#### Dataset excerpt ####
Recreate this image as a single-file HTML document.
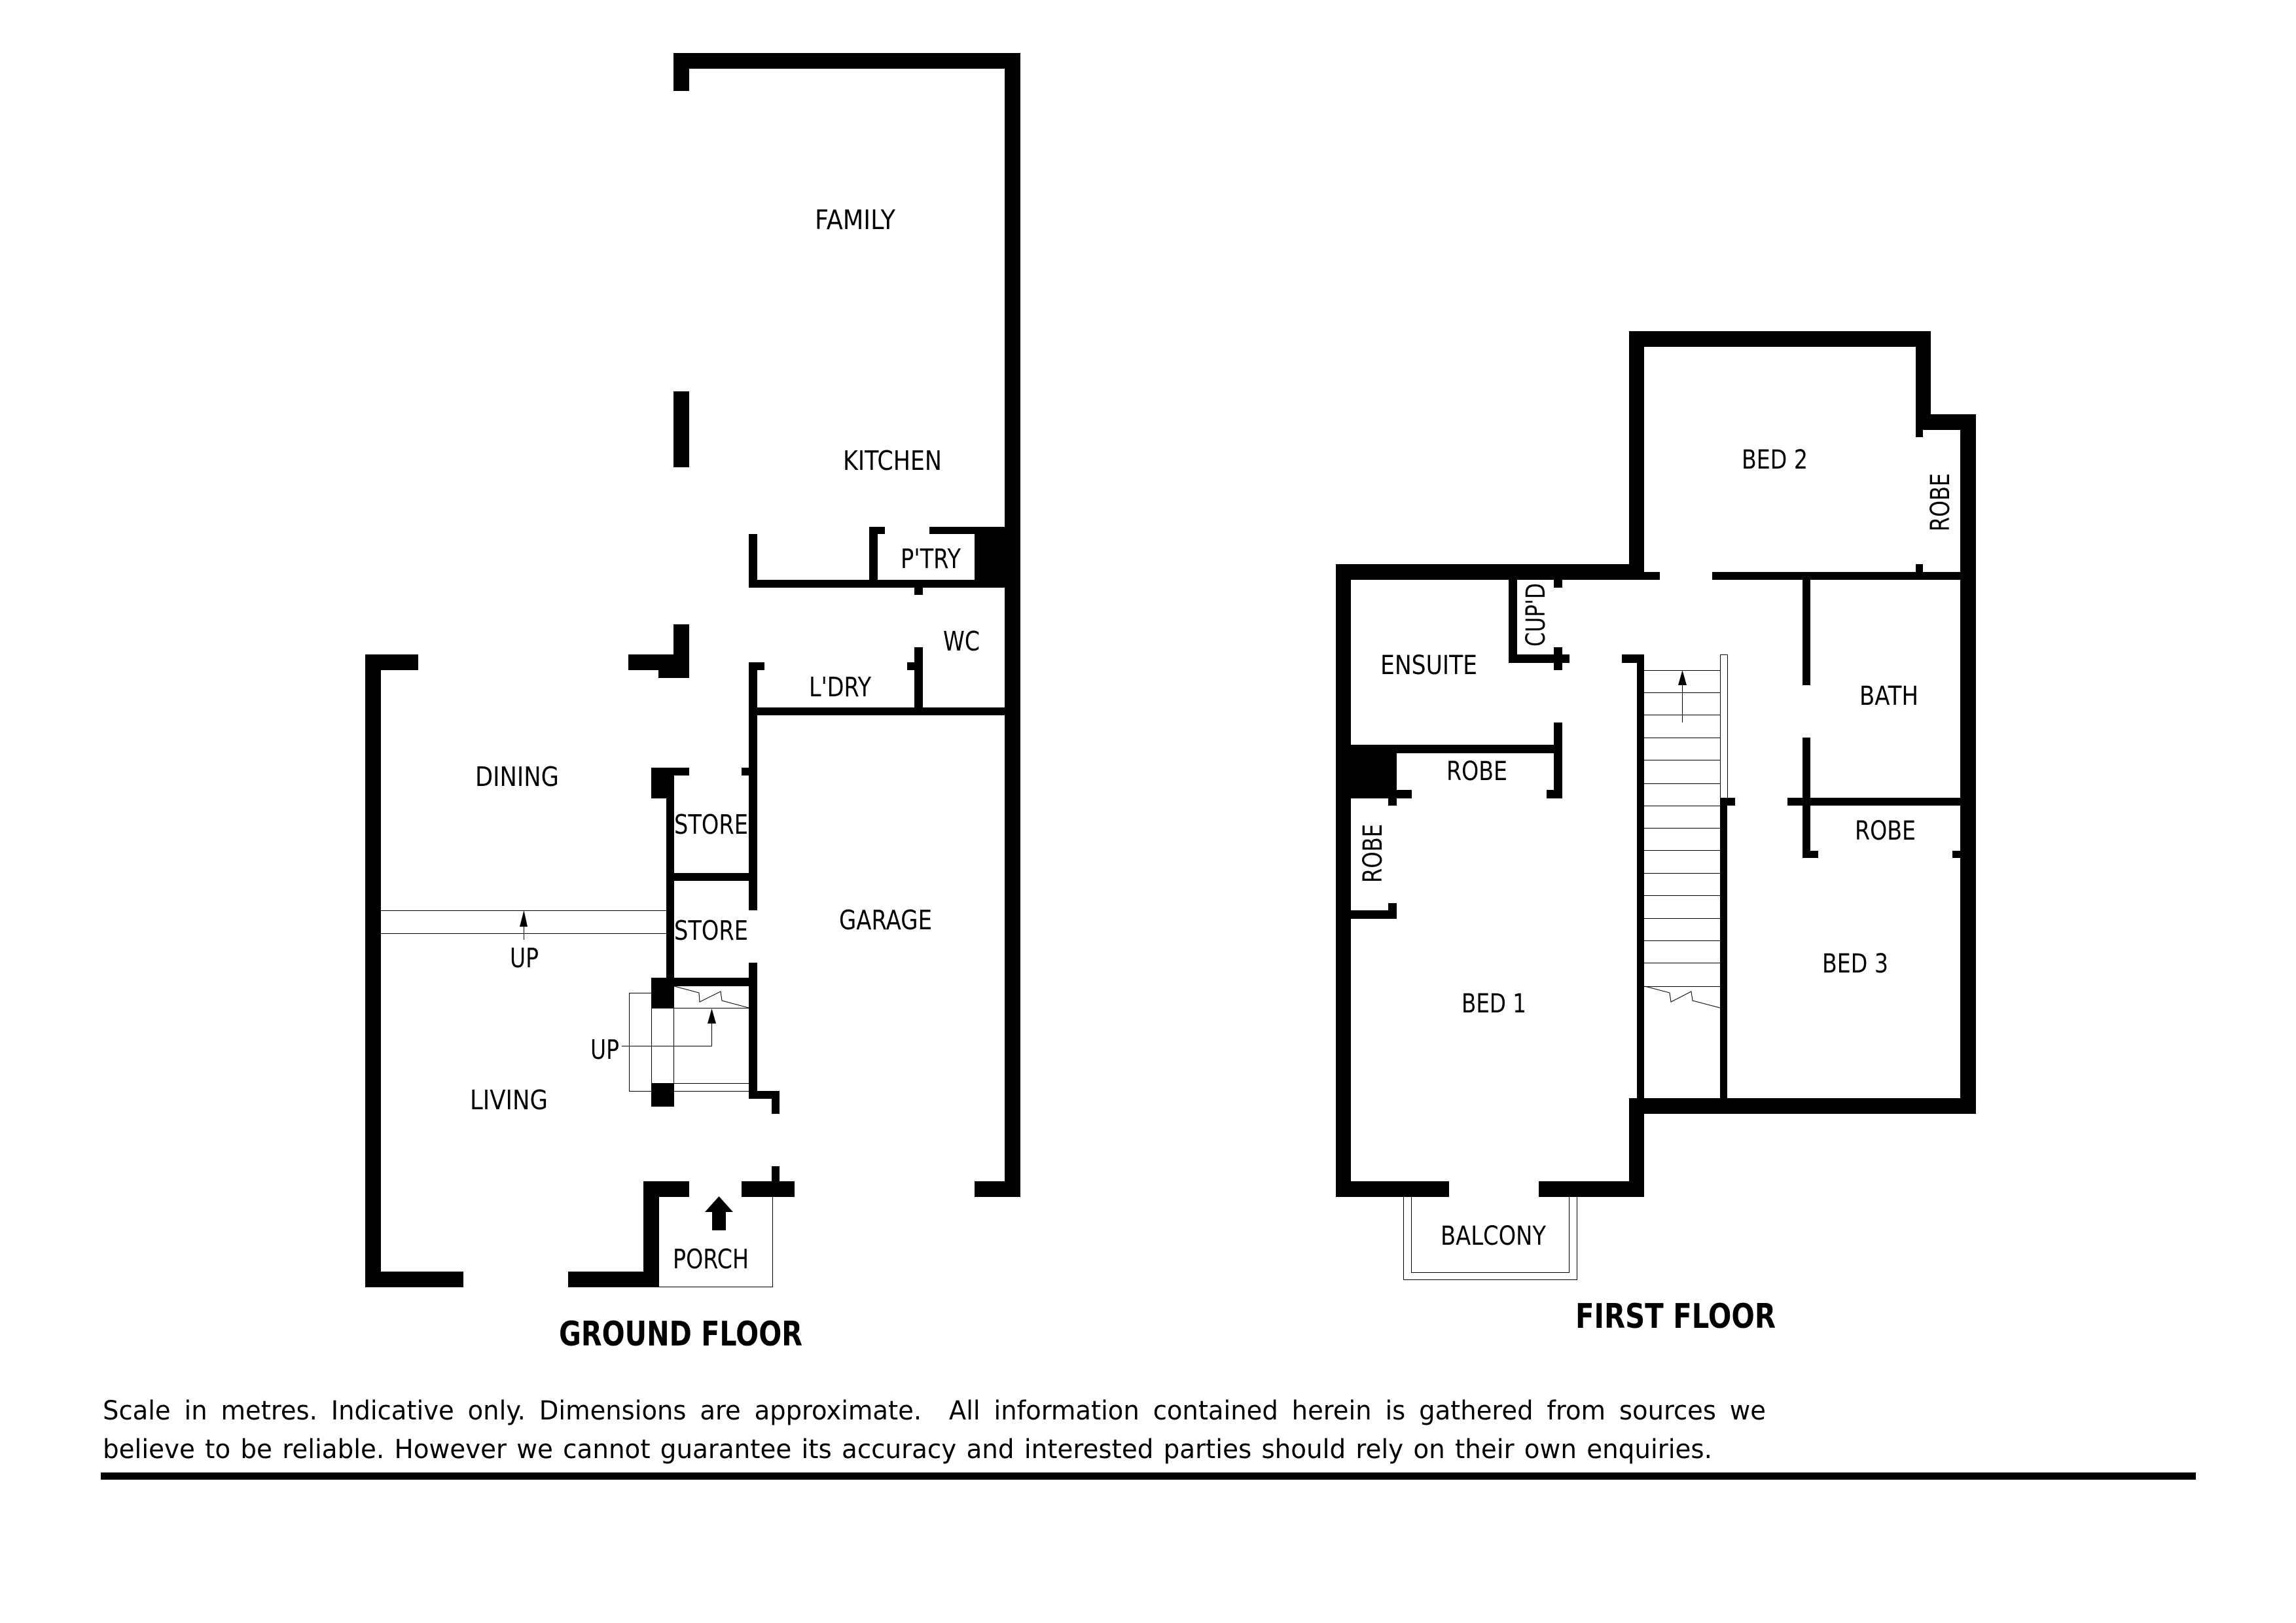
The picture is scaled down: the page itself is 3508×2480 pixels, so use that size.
<!DOCTYPE html>
<html><head><meta charset="utf-8"><title>Floor plan</title>
<style>html,body{margin:0;padding:0;background:#fff}svg{display:block}
text{font-family:"DejaVu Sans","Liberation Sans",sans-serif;font-size:41px;fill:#000;white-space:pre}
.s{font-size:40px}.b{font-weight:bold;font-size:52px}.f{font-size:40px}</style></head>
<body>
<svg xmlns="http://www.w3.org/2000/svg" width="3508" height="2480" viewBox="0 0 3508 2480">
<rect width="3508" height="2480" fill="#fff"/>
<g fill="#000" shape-rendering="crispEdges">
<!-- ground floor walls -->
<rect x="1029" y="81" width="530" height="24"/>
<rect x="1029" y="81" width="24" height="58"/>
<rect x="1535" y="81" width="24" height="1748"/>
<rect x="1029" y="598" width="24" height="116"/>
<rect x="1029" y="954" width="24" height="82"/>
<rect x="960" y="1000" width="69" height="24"/>
<rect x="1006" y="1024" width="47" height="12"/>
<rect x="558" y="1000" width="81" height="24"/>
<rect x="558" y="1000" width="24" height="967"/>
<rect x="558" y="1943" width="150" height="24"/>
<rect x="868" y="1943" width="139" height="24"/>
<rect x="983" y="1805" width="24" height="162"/>
<rect x="983" y="1805" width="70" height="24"/>
<rect x="1133" y="1805" width="81" height="24"/>
<rect x="1179" y="1782" width="12" height="23"/>
<rect x="1489" y="1805" width="70" height="24"/>
<rect x="1144" y="816" width="13" height="82"/>
<rect x="1144" y="886" width="391" height="12"/>
<rect x="1328" y="805" width="13" height="93"/>
<rect x="1328" y="805" width="24" height="11"/>
<rect x="1420" y="805" width="115" height="11"/>
<rect x="1489" y="805" width="70" height="93"/>
<rect x="1397" y="898" width="13" height="11"/>
<rect x="1397" y="989" width="13" height="104"/>
<rect x="1386" y="1012" width="11" height="12"/>
<rect x="1144" y="1012" width="13" height="379"/>
<rect x="1157" y="1012" width="11" height="12"/>
<rect x="1144" y="1081" width="391" height="12"/>
<rect x="1133" y="1173" width="11" height="12"/>
<rect x="1018" y="1173" width="12" height="334"/>
<rect x="995" y="1173" width="35" height="47"/>
<rect x="1030" y="1173" width="23" height="12"/>
<rect x="1030" y="1334" width="114" height="12"/>
<rect x="995" y="1494" width="149" height="13"/>
<rect x="995" y="1494" width="35" height="47"/>
<rect x="995" y="1655" width="35" height="36"/>
<rect x="1144" y="1471" width="13" height="208"/>
<rect x="1144" y="1667" width="47" height="12"/>
<rect x="1179" y="1667" width="12" height="35"/>
<!-- first floor walls -->
<rect x="2489" y="506" width="461" height="24"/>
<rect x="2489" y="506" width="23" height="380"/>
<rect x="2927" y="506" width="23" height="151"/>
<rect x="2927" y="633" width="92" height="24"/>
<rect x="2927" y="657" width="11" height="11"/>
<rect x="2995" y="633" width="24" height="1069"/>
<rect x="2041" y="862" width="471" height="24"/>
<rect x="2512" y="874" width="24" height="12"/>
<rect x="2616" y="874" width="379" height="12"/>
<rect x="2927" y="862" width="11" height="12"/>
<rect x="2041" y="862" width="23" height="967"/>
<rect x="2305" y="886" width="13" height="127"/>
<rect x="2305" y="1000" width="93" height="13"/>
<rect x="2374" y="886" width="13" height="12"/>
<rect x="2374" y="989" width="13" height="35"/>
<rect x="2501" y="1000" width="11" height="678"/>
<rect x="2478" y="1000" width="34" height="13"/>
<rect x="2628" y="1219" width="11" height="459"/>
<rect x="2628" y="1219" width="23" height="12"/>
<rect x="2754" y="886" width="12" height="161"/>
<rect x="2754" y="1127" width="12" height="184"/>
<rect x="2754" y="1300" width="24" height="11"/>
<rect x="2731" y="1219" width="264" height="12"/>
<rect x="2983" y="1300" width="12" height="11"/>
<rect x="2064" y="1138" width="323" height="13"/>
<rect x="2374" y="1104" width="13" height="116"/>
<rect x="2363" y="1207" width="11" height="13"/>
<rect x="2041" y="1138" width="93" height="82"/>
<rect x="2134" y="1207" width="23" height="13"/>
<rect x="2121" y="1220" width="13" height="11"/>
<rect x="2064" y="1391" width="70" height="13"/>
<rect x="2121" y="1380" width="13" height="24"/>
<rect x="2489" y="1678" width="530" height="24"/>
<rect x="2489" y="1678" width="23" height="151"/>
<rect x="2041" y="1805" width="173" height="24"/>
<rect x="2351" y="1805" width="161" height="24"/>
<rect x="154" y="2250" width="3201" height="11"/>
</g>
<!-- thin lines -->
<g fill="none" stroke="#000" stroke-width="1" shape-rendering="crispEdges">
<path d="M582 1391.5H1019M582 1426.5H1019"/>
<path d="M800.5 1416V1436"/>
<path d="M995.5 1541V1655M1029.5 1541V1655M995 1540.5H1144M1030 1655.5H1144"/>
<path d="M995 1517.5H961.5V1667.5H995M1030 1667.5H1144"/>
<path d="M950 1598.5H1087.5V1560"/>
<path d="M1007 1966.5H1180.5V1829"/>
<path d="M2144.5 1829V1955.5H2409.5V1829M2156.5 1829V1944.5H2397.5V1829"/>
<path d="M2628.5 1000.5H2639.5V1219M2628.5 1000V1219"/>
<path d="M2512 1024.5H2628M2512 1058.5H2628M2512 1092.5H2628M2512 1127.5H2628M2512 1161.5H2628M2512 1197.5H2628M2512 1231.5H2628M2512 1265.5H2628M2512 1299.5H2628M2512 1334.5H2628M2512 1368.5H2628M2512 1403.5H2628M2512 1437.5H2628M2512 1471.5H2628M2512 1507.5H2628"/>
<path d="M2570.5 1040V1104"/>
</g>
<g fill="none" stroke="#000" stroke-width="1">
<path d="M1030 1507L1068 1517L1069 1531L1101 1515L1103 1529L1144 1540"/>
<path d="M2513 1507L2551 1517L2553 1531L2584 1515L2586 1529L2628 1540"/>
</g>
<!-- arrowheads -->
<g fill="#000">
<path d="M800.5 1391L806 1416H794Z"/>
<path d="M1087.5 1541L1094 1564H1081Z"/>
<path d="M2570.5 1024L2577 1047H2564Z"/>
<path d="M1098.5 1828L1120 1852H1109V1880H1088V1852H1077Z"/>
</g>
<!-- labels -->
<text x="1245" y="350" textLength="123" lengthAdjust="spacingAndGlyphs">FAMILY</text>
<text x="1288" y="718" textLength="151" lengthAdjust="spacingAndGlyphs">KITCHEN</text>
<text x="1376" y="868" textLength="92" lengthAdjust="spacingAndGlyphs">P'TRY</text>
<text x="1441" y="994" textLength="56" lengthAdjust="spacingAndGlyphs">WC</text>
<text x="1236" y="1064" textLength="95" lengthAdjust="spacingAndGlyphs">L'DRY</text>
<text x="726" y="1201" textLength="128" lengthAdjust="spacingAndGlyphs">DINING</text>
<text x="1030" y="1274" textLength="113" lengthAdjust="spacingAndGlyphs">STORE</text>
<text x="1030" y="1436" textLength="113" lengthAdjust="spacingAndGlyphs">STORE</text>
<text x="1282" y="1420" textLength="142" lengthAdjust="spacingAndGlyphs">GARAGE</text>
<text x="779" y="1478" textLength="44" lengthAdjust="spacingAndGlyphs">UP</text>
<text x="902" y="1618" textLength="44" lengthAdjust="spacingAndGlyphs">UP</text>
<text x="718" y="1695" textLength="119" lengthAdjust="spacingAndGlyphs">LIVING</text>
<text x="1028" y="1938" textLength="116" lengthAdjust="spacingAndGlyphs">PORCH</text>
<text class="b" x="854" y="2056" textLength="372" lengthAdjust="spacingAndGlyphs">GROUND FLOOR</text>
<text class="s" x="2661" y="716" textLength="101" lengthAdjust="spacingAndGlyphs">BED 2</text>
<text class="s" transform="translate(2978,812) rotate(-90)" textLength="89" lengthAdjust="spacingAndGlyphs">ROBE</text>
<text class="s" transform="translate(2360,988) rotate(-90)" textLength="97" lengthAdjust="spacingAndGlyphs">CUP'D</text>
<text class="s" x="2109" y="1030" textLength="148" lengthAdjust="spacingAndGlyphs">ENSUITE</text>
<text class="s" x="2841" y="1077" textLength="90" lengthAdjust="spacingAndGlyphs">BATH</text>
<text class="s" x="2210" y="1192" textLength="93" lengthAdjust="spacingAndGlyphs">ROBE</text>
<text class="s" x="2834" y="1283" textLength="93" lengthAdjust="spacingAndGlyphs">ROBE</text>
<text class="s" transform="translate(2111,1349) rotate(-90)" textLength="90" lengthAdjust="spacingAndGlyphs">ROBE</text>
<text class="s" x="2784" y="1486" textLength="101" lengthAdjust="spacingAndGlyphs">BED 3</text>
<text class="s" x="2233" y="1547" textLength="99" lengthAdjust="spacingAndGlyphs">BED 1</text>
<text class="s" x="2201" y="1902" textLength="161" lengthAdjust="spacingAndGlyphs">BALCONY</text>
<text class="b" x="2407" y="2029" textLength="306" lengthAdjust="spacingAndGlyphs">FIRST FLOOR</text>
<text class="f" x="157" y="2169" word-spacing="9" textLength="2541" lengthAdjust="spacingAndGlyphs">Scale in metres. Indicative only. Dimensions are approximate.  All information contained herein is gathered from sources we</text>
<text class="f" x="157" y="2228" word-spacing="3" textLength="2459" lengthAdjust="spacingAndGlyphs">believe to be reliable. However we cannot guarantee its accuracy and interested parties should rely on their own enquiries.</text>
</svg>
</body></html>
####
To do: Scan the material above. Extract every line in which the word "size" occurs.

Final answer:
The picture is scaled down: the page itself is 3508×2480 pixels, so use that size.
text{font-family:"DejaVu Sans","Liberation Sans",sans-serif;font-size:41px;fill:#000;white-space:pre}
.s{font-size:40px}.b{font-weight:bold;font-size:52px}.f{font-size:40px}</style></head>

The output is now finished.